S'pore is top Asian pick for China tourists

SINGAPORE - Singapore has emerged as the holiday destination in Asia that tourists from China most want to visit in the next 12 months, edging out Hong Kong and Taiwan, according to a survey report released yesterday.

This could be due to Singapore's reputation as a safe country, as 43 per cent of respondents in the study by travel-booking site Hotels.com cited safety as the most important factor influencing their destination choice.

Other factors are the availability of historical and heritage sites (39 per cent) and whether the destination is "value-for-money" (30 per cent), said the report, titled The Chinese International Travel Monitor.

The report surveyed more than 3,000 Chinese travellers and more than 1,500 hoteliers around the world.

Worldwide, Singapore is the sixth destination that Chinese tourists want to visit the most in the next 12 months. The top five countries are Australia, France, New Zealand, the United States and Switzerland.

Singapore's popularity among Chinese travellers has not changed much from last year, when actual bookings on Hotels. com placed the country as the fifth most-popular destination, the report said.

China has become an increasingly important source market for tourism industries around the world, with Chinese tourists spending US$102 billion (S$130 billion) last year on overseas vacations.

Holidaymakers from the Asian giant overtook the US and Germany to become the largest source of tourists, as well as the biggest spenders on international travel, last year, according to figures from the United Nations World Tourism Organisation.
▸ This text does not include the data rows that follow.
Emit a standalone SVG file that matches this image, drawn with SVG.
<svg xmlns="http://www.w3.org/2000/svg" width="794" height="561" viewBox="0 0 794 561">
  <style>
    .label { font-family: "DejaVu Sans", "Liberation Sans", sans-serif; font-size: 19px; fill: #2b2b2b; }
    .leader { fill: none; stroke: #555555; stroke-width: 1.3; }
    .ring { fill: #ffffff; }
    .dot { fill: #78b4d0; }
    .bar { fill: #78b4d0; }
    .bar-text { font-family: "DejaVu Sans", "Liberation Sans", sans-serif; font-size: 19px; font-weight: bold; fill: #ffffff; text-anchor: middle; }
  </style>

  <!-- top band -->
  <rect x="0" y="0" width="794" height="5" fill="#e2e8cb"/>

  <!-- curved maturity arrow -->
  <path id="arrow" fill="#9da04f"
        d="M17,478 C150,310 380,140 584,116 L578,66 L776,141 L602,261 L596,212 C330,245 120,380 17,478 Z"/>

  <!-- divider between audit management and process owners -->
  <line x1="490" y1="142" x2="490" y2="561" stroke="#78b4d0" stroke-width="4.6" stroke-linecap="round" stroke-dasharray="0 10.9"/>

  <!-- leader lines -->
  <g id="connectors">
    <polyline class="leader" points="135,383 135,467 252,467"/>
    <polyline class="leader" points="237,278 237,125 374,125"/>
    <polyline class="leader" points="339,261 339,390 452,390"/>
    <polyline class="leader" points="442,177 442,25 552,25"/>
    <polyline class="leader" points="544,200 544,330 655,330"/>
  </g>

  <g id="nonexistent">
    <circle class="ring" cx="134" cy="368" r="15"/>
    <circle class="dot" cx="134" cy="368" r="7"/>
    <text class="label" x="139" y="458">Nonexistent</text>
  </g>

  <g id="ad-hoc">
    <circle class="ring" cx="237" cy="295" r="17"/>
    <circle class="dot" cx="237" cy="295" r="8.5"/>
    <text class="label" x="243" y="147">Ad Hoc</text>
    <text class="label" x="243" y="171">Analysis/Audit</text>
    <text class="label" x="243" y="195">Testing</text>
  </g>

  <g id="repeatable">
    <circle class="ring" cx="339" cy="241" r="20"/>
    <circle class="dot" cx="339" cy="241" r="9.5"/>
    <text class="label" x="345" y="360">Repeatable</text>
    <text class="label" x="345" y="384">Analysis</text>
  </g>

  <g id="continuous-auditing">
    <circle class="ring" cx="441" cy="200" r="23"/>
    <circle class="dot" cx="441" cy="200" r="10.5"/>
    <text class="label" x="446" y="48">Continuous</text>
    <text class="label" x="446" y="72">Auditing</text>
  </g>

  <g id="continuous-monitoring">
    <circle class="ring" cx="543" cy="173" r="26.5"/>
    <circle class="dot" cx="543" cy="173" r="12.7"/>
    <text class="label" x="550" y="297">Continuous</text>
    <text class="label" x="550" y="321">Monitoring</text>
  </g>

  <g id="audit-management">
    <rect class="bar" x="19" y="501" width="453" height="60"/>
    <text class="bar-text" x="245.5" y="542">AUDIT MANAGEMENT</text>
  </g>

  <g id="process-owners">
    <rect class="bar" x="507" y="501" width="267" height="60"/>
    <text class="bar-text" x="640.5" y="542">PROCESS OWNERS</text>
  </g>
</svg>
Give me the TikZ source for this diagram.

In the Hotels.com report, 75 per cent of hoteliers globally said Chinese travellers now account for up to 5 per cent of their business, and 45 per cent said they have experienced an increase in Chinese guests last year.

There has also been a change in the behaviour of Chinese tourists, the report noted. Nearly two thirds (62 per cent) polled said they want to travel independently, which corresponded with what the hoteliers surveyed have seen.

Other changes noted by Singapore hoteliers include Chinese travellers spending more money, speaking more English, and being less sensitive to price.

Just as countries around the world adapted to welcome Japanese tourists in decades past, the report saw a need to make shifts towards welcoming Chinese visitors by catering to their needs.

Chinese travellers surveyed said that hoteliers still lag in the ability to accept Chinese payment methods, as well as in the provision of information in Chinese, such as welcome literature, websites, TV programmes and newspapers.

Almost half (42 per cent) said that they would like more Mandarin- speaking staff in hotels.

"These insights...show the need for the global hotel industry to adapt facilities and services to more extensively cater to the world's largest market of travellers," said Mr Johan Svanstrom, managing director of Hotels.com Asia Pacific.